Michael Müller: 1990 gab es ein Vakuum in der politischen Debatte für
solche Fragen und eine kurze Zeit von Vernunft und Zusammenarbeit. Es gab
noch keinen Widerstand, die Lobbyisten waren nicht formiert, die
Aufbruchstimmung nach dem Ende des Kalten Kriegs zeigte sich im
UN-Erdgipfel von Rio 1992. Aber dann hat sich das gedreht. Der damalige
Kanzler Helmut Kohl hörte auf die Industrie, die vor dem Klimaschutz
warnte. Die deutsche Einheit wurde zu einer ökonomischen Belastung. Und die
Treuhandanstalt schwenkte nach der Ermordung ihres Chefs Detlev Rohwedder
1991 von Sanierung auf Abwicklung um: In der Konsequenz hieß das, dass die
CO2-Emissionen der DDR-Betriebe drastisch nach unten gingen.
Das waren die berühmten Klimaschutzerfolge durch den Mauerfall. Deutschland
hat damit lange seine CO2-Bilanz poliert.

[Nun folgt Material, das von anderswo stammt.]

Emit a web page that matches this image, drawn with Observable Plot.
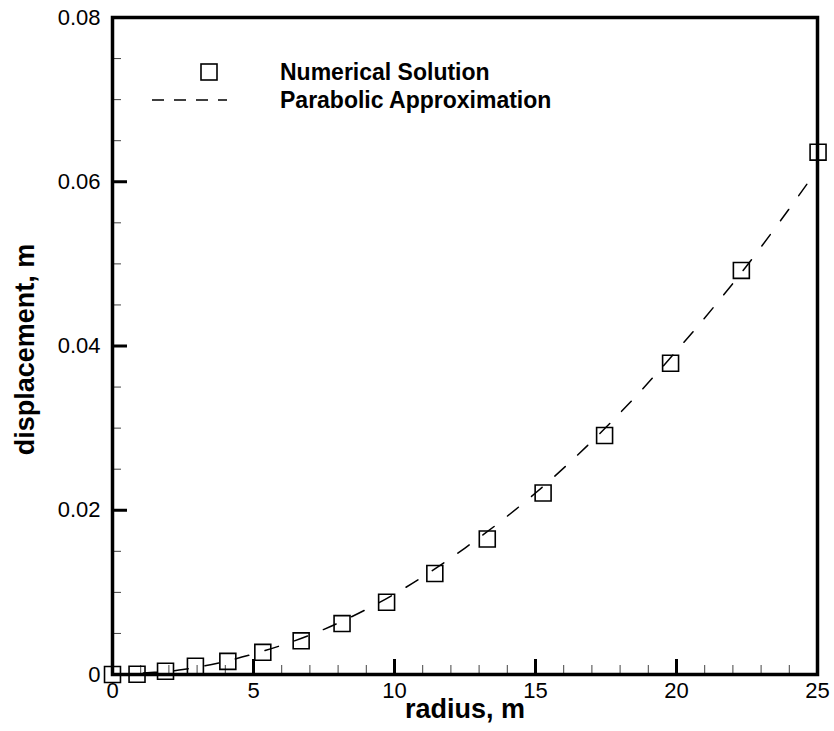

In der Enquetekommission hatten wir darauf bewusst nicht gesetzt, sondern
auf Westdeutschland. Es fehlten ja die Daten für Ostdeutschland. Aber die
Einheitsdividende wurde dann als Klimaschutz ausgegeben. Das war kein
Klimaschutz, das war brutale Umwandlung der DDR.
Der Bericht stellte Energieeffizienz, Verhaltensänderung und den Ausbau der
erneuerbaren Energien nach vorn. Warum hat das nicht gereicht?
Der Schwerpunkt lag damals auf der Effizienzrevolution. Aber wie das so ist
in Deutschland: Die Revolution fand nicht statt. Die Effizienz ist nie
stärker gestiegen als das Wirtschaftswachstum, was nötig gewesen wäre. Wir
hatten uns eine „Ökonomie des Vermeidens“ vorgestellt, die Prüfung, ob
Energiesparen nicht den Bau von neuen Kraftwerken überflüssig macht. Daraus
kam dann auch die Ablehnung der Atomenergie in der Kommission, weil sie
nicht zum Energiesparen passt. Aber das Sparen hat sich nicht durchgesetzt.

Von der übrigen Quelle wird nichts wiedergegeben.